----- Provided data
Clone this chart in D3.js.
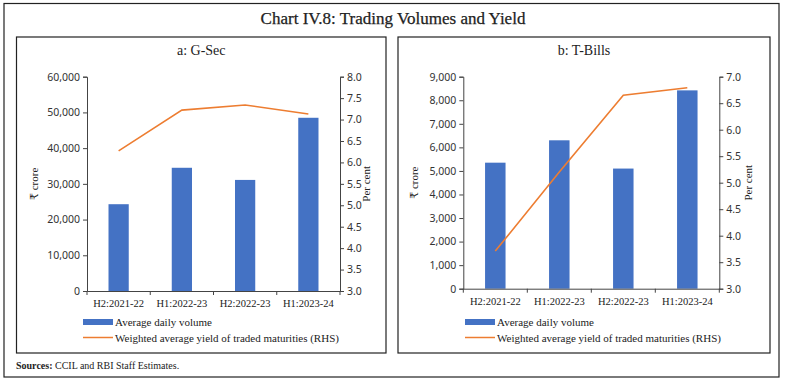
<!DOCTYPE html>
<html>
<head>
<meta charset="utf-8">
<script src="https://cdn.jsdelivr.net/npm/d3@7"></script>
<style>
  body { margin: 0; background: #fff; }
  svg text { fill: #222; }
</style>
</head>
<body>
<svg id="chart" width="785" height="381"></svg>
<script>
// data
const periods = ["H2:2021-22", "H1:2022-23", "H2:2022-23", "H1:2023-24"];
const gsecVolume = [24300, 34500, 31100, 48500];
const gsecYield = [6.27, 7.22, 7.34, 7.13];
const tbillVolume = [5350, 6300, 5100, 8420];
const tbillYield = [3.71, 5.2, 6.65, 6.79];
const gsecVolTicks = [0, 10000, 20000, 30000, 40000, 50000, 60000];
const gsecYieldTicks = [3.0, 3.5, 4.0, 4.5, 5.0, 5.5, 6.0, 6.5, 7.0, 7.5, 8.0];
const tbillVolTicks = [0, 1000, 2000, 3000, 4000, 5000, 6000, 7000, 8000, 9000];
const tbillYieldTicks = [3.0, 3.5, 4.0, 4.5, 5.0, 5.5, 6.0, 6.5, 7.0];
const legendLabels = ["Average daily volume", "Weighted average yield of traded maturities (RHS)"];

const serif = "'Liberation Serif', 'DejaVu Serif', serif";
const sans = "'Noto Sans', 'Liberation Sans', sans-serif";
const barColor = "#4472C4";
const lineColor = "#ED7D31";

const svg = d3.select("#chart");

// outer frame
svg.append("rect")
    .attr("x", 4).attr("y", 3.5).attr("width", 775).attr("height", 373.5)
    .attr("fill", "none").attr("stroke", "#222").attr("stroke-width", 1.2);

svg.append("text")
    .attr("x", 393).attr("y", 24)
    .attr("text-anchor", "middle")
    .style("font-family", serif).style("font-size", "17px")
    .style("stroke", "#222").style("stroke-width", 0.25)
    .text("Chart IV.8: Trading Volumes and Yield");

const sources = svg.append("text")
    .attr("x", 16).attr("y", 369)
    .style("font-family", serif).style("font-size", "10px");
sources.append("tspan").style("font-weight", "bold").text("Sources:");
sources.append("tspan").text(" CCIL and RBI Staff Estimates.");

function drawPanel(p) {
    const g = svg.append("g");

    g.append("rect")
        .attr("x", p.box[0]).attr("y", 37).attr("width", p.box[1] - p.box[0]).attr("height", 316)
        .attr("fill", "none").attr("stroke", "#222").attr("stroke-width", 1.2);

    g.append("text")
        .attr("x", (p.box[0] + p.box[1]) / 2).attr("y", 55)
        .attr("text-anchor", "middle")
        .style("font-family", serif).style("font-size", "14px")
        .text(p.title);

    const x = d3.scaleBand().domain(periods).range([p.left, p.right]);
    const yL = d3.scaleLinear().domain([0, d3.max(p.volTicks)]).range([p.bottom, p.top]);
    const yR = d3.scaleLinear().domain([d3.min(p.yieldTicks), d3.max(p.yieldTicks)]).range([p.bottom, p.top]);

    // bars
    const bw = x.bandwidth() * 0.32;
    g.selectAll(".bar").data(p.volume).enter().append("rect")
        .attr("class", "bar")
        .attr("x", (d, i) => x(periods[i]) + x.bandwidth() / 2 - bw / 2)
        .attr("y", d => yL(d))
        .attr("width", bw)
        .attr("height", d => p.bottom - yL(d))
        .attr("fill", barColor);

    // left axis
    const axL = g.append("g")
        .attr("transform", `translate(${p.left},0)`)
        .call(d3.axisLeft(yL).tickValues(p.volTicks).tickSize(4).tickPadding(3).tickFormat(d3.format(",")));
    // right axis
    const axR = g.append("g")
        .attr("transform", `translate(${p.right},0)`)
        .call(d3.axisRight(yR).tickValues(p.yieldTicks).tickSize(4).tickPadding(3).tickFormat(d3.format(".1f")));
    // category axis, ticks on band edges
    const axB = g.append("g")
        .attr("transform", `translate(0,${p.bottom})`)
        .call(d3.axisBottom(x).tickSize(0).tickPadding(9));
    axB.selectAll(".tick text").style("font-family", serif).style("font-size", "10.5px");
    g.selectAll(".edge").data(d3.range(periods.length + 1)).enter().append("line")
        .attr("x1", i => p.left + i * x.step()).attr("x2", i => p.left + i * x.step())
        .attr("y1", p.bottom).attr("y2", p.bottom + 4)
        .attr("stroke", "#444");

    [axL, axR].forEach(a => a.selectAll(".tick text").style("font-family", sans).style("font-size", "10.5px").style("fill", "#333"));
    [axL, axR, axB].forEach(a => {
        a.select(".domain").attr("stroke", "#444");
        a.selectAll(".tick line").attr("stroke", "#444");
    });

    // yield line
    const line = d3.line()
        .x((d, i) => x(periods[i]) + x.bandwidth() / 2)
        .y(d => yR(d));
    g.append("path").datum(p.yield)
        .attr("d", line)
        .attr("fill", "none").attr("stroke", lineColor).attr("stroke-width", 1.6);

    // axis titles
    const midY = (p.top + p.bottom) / 2;
    g.append("text")
        .attr("transform", `translate(${p.left - p.titleOffL},${midY}) rotate(-90)`)
        .attr("text-anchor", "middle")
        .style("font-family", serif).style("font-size", "11px")
        .text("₹ crore");
    g.append("text")
        .attr("transform", `translate(${p.right + p.titleOffR},${midY}) rotate(-90)`)
        .attr("text-anchor", "middle")
        .style("font-family", serif).style("font-size", "11px")
        .text("Per cent");

    // legend
    const lg = g.append("g");
    lg.append("rect")
        .attr("x", p.legendX).attr("y", 319).attr("width", 30).attr("height", 6)
        .attr("fill", barColor);
    lg.append("text")
        .attr("x", p.legendX + 32).attr("y", 326)
        .style("font-family", serif).style("font-size", "11px")
        .text(legendLabels[0]);
    lg.append("line")
        .attr("x1", p.legendX).attr("x2", p.legendX + 30)
        .attr("y1", 337.5).attr("y2", 337.5)
        .attr("stroke", lineColor).attr("stroke-width", 1.5);
    lg.append("text")
        .attr("x", p.legendX + 32).attr("y", 341.5)
        .style("font-family", serif).style("font-size", "11px")
        .text(legendLabels[1]);
}

drawPanel({
    title: "a: G-Sec", box: [16.5, 386],
    left: 87, right: 340, top: 76.7, bottom: 291,
    volume: gsecVolume, yield: gsecYield,
    volTicks: gsecVolTicks, yieldTicks: gsecYieldTicks,
    titleOffL: 49, titleOffR: 30, legendX: 83
});

drawPanel({
    title: "b: T-Bills", box: [398, 770],
    left: 463.3, right: 719.3, top: 76.7, bottom: 288.7,
    volume: tbillVolume, yield: tbillYield,
    volTicks: tbillVolTicks, yieldTicks: tbillYieldTicks,
    titleOffL: 45, titleOffR: 33, legendX: 465
});
</script>
</body>
</html>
----------
_Directive:_ Word for word, quote the lines above. Omit the pictures.

_Written solution:_
Clone this chart in D3.js.
<!DOCTYPE html>
<html>
<head>
<meta charset="utf-8">
<script src="https://cdn.jsdelivr.net/npm/d3@7"></script>
<style>
  body { margin: 0; background: #fff; }
  svg text { fill: #222; }
</style>
</head>
<body>
<svg id="chart" width="785" height="381"></svg>
<script>
// data
const periods = ["H2:2021-22", "H1:2022-23", "H2:2022-23", "H1:2023-24"];
const gsecVolume = [24300, 34500, 31100, 48500];
const gsecYield = [6.27, 7.22, 7.34, 7.13];
const tbillVolume = [5350, 6300, 5100, 8420];
const tbillYield = [3.71, 5.2, 6.65, 6.79];
const gsecVolTicks = [0, 10000, 20000, 30000, 40000, 50000, 60000];
const gsecYieldTicks = [3.0, 3.5, 4.0, 4.5, 5.0, 5.5, 6.0, 6.5, 7.0, 7.5, 8.0];
const tbillVolTicks = [0, 1000, 2000, 3000, 4000, 5000, 6000, 7000, 8000, 9000];
const tbillYieldTicks = [3.0, 3.5, 4.0, 4.5, 5.0, 5.5, 6.0, 6.5, 7.0];
const legendLabels = ["Average daily volume", "Weighted average yield of traded maturities (RHS)"];

const serif = "'Liberation Serif', 'DejaVu Serif', serif";
const sans = "'Noto Sans', 'Liberation Sans', sans-serif";
const barColor = "#4472C4";
const lineColor = "#ED7D31";

const svg = d3.select("#chart");

// outer frame
svg.append("rect")
    .attr("x", 4).attr("y", 3.5).attr("width", 775).attr("height", 373.5)
    .attr("fill", "none").attr("stroke", "#222").attr("stroke-width", 1.2);

svg.append("text")
    .attr("x", 393).attr("y", 24)
    .attr("text-anchor", "middle")
    .style("font-family", serif).style("font-size", "17px")
    .style("stroke", "#222").style("stroke-width", 0.25)
    .text("Chart IV.8: Trading Volumes and Yield");

const sources = svg.append("text")
    .attr("x", 16).attr("y", 369)
    .style("font-family", serif).style("font-size", "10px");
sources.append("tspan").style("font-weight", "bold").text("Sources:");
sources.append("tspan").text(" CCIL and RBI Staff Estimates.");

function drawPanel(p) {
    const g = svg.append("g");

    g.append("rect")
        .attr("x", p.box[0]).attr("y", 37).attr("width", p.box[1] - p.box[0]).attr("height", 316)
        .attr("fill", "none").attr("stroke", "#222").attr("stroke-width", 1.2);

    g.append("text")
        .attr("x", (p.box[0] + p.box[1]) / 2).attr("y", 55)
        .attr("text-anchor", "middle")
        .style("font-family", serif).style("font-size", "14px")
        .text(p.title);

    const x = d3.scaleBand().domain(periods).range([p.left, p.right]);
    const yL = d3.scaleLinear().domain([0, d3.max(p.volTicks)]).range([p.bottom, p.top]);
    const yR = d3.scaleLinear().domain([d3.min(p.yieldTicks), d3.max(p.yieldTicks)]).range([p.bottom, p.top]);

    // bars
    const bw = x.bandwidth() * 0.32;
    g.selectAll(".bar").data(p.volume).enter().append("rect")
        .attr("class", "bar")
        .attr("x", (d, i) => x(periods[i]) + x.bandwidth() / 2 - bw / 2)
        .attr("y", d => yL(d))
        .attr("width", bw)
        .attr("height", d => p.bottom - yL(d))
        .attr("fill", barColor);

    // left axis
    const axL = g.append("g")
        .attr("transform", `translate(${p.left},0)`)
        .call(d3.axisLeft(yL).tickValues(p.volTicks).tickSize(4).tickPadding(3).tickFormat(d3.format(",")));
    // right axis
    const axR = g.append("g")
        .attr("transform", `translate(${p.right},0)`)
        .call(d3.axisRight(yR).tickValues(p.yieldTicks).tickSize(4).tickPadding(3).tickFormat(d3.format(".1f")));
    // category axis, ticks on band edges
    const axB = g.append("g")
        .attr("transform", `translate(0,${p.bottom})`)
        .call(d3.axisBottom(x).tickSize(0).tickPadding(9));
    axB.selectAll(".tick text").style("font-family", serif).style("font-size", "10.5px");
    g.selectAll(".edge").data(d3.range(periods.length + 1)).enter().append("line")
        .attr("x1", i => p.left + i * x.step()).attr("x2", i => p.left + i * x.step())
        .attr("y1", p.bottom).attr("y2", p.bottom + 4)
        .attr("stroke", "#444");

    [axL, axR].forEach(a => a.selectAll(".tick text").style("font-family", sans).style("font-size", "10.5px").style("fill", "#333"));
    [axL, axR, axB].forEach(a => {
        a.select(".domain").attr("stroke", "#444");
        a.selectAll(".tick line").attr("stroke", "#444");
    });

    // yield line
    const line = d3.line()
        .x((d, i) => x(periods[i]) + x.bandwidth() / 2)
        .y(d => yR(d));
    g.append("path").datum(p.yield)
        .attr("d", line)
        .attr("fill", "none").attr("stroke", lineColor).attr("stroke-width", 1.6);

    // axis titles
    const midY = (p.top + p.bottom) / 2;
    g.append("text")
        .attr("transform", `translate(${p.left - p.titleOffL},${midY}) rotate(-90)`)
        .attr("text-anchor", "middle")
        .style("font-family", serif).style("font-size", "11px")
        .text("₹ crore");
    g.append("text")
        .attr("transform", `translate(${p.right + p.titleOffR},${midY}) rotate(-90)`)
        .attr("text-anchor", "middle")
        .style("font-family", serif).style("font-size", "11px")
        .text("Per cent");

    // legend
    const lg = g.append("g");
    lg.append("rect")
        .attr("x", p.legendX).attr("y", 319).attr("width", 30).attr("height", 6)
        .attr("fill", barColor);
    lg.append("text")
        .attr("x", p.legendX + 32).attr("y", 326)
        .style("font-family", serif).style("font-size", "11px")
        .text(legendLabels[0]);
    lg.append("line")
        .attr("x1", p.legendX).attr("x2", p.legendX + 30)
        .attr("y1", 337.5).attr("y2", 337.5)
        .attr("stroke", lineColor).attr("stroke-width", 1.5);
    lg.append("text")
        .attr("x", p.legendX + 32).attr("y", 341.5)
        .style("font-family", serif).style("font-size", "11px")
        .text(legendLabels[1]);
}

drawPanel({
    title: "a: G-Sec", box: [16.5, 386],
    left: 87, right: 340, top: 76.7, bottom: 291,
    volume: gsecVolume, yield: gsecYield,
    volTicks: gsecVolTicks, yieldTicks: gsecYieldTicks,
    titleOffL: 49, titleOffR: 30, legendX: 83
});

drawPanel({
    title: "b: T-Bills", box: [398, 770],
    left: 463.3, right: 719.3, top: 76.7, bottom: 288.7,
    volume: tbillVolume, yield: tbillYield,
    volTicks: tbillVolTicks, yieldTicks: tbillYieldTicks,
    titleOffL: 45, titleOffR: 33, legendX: 465
});
</script>
</body>
</html>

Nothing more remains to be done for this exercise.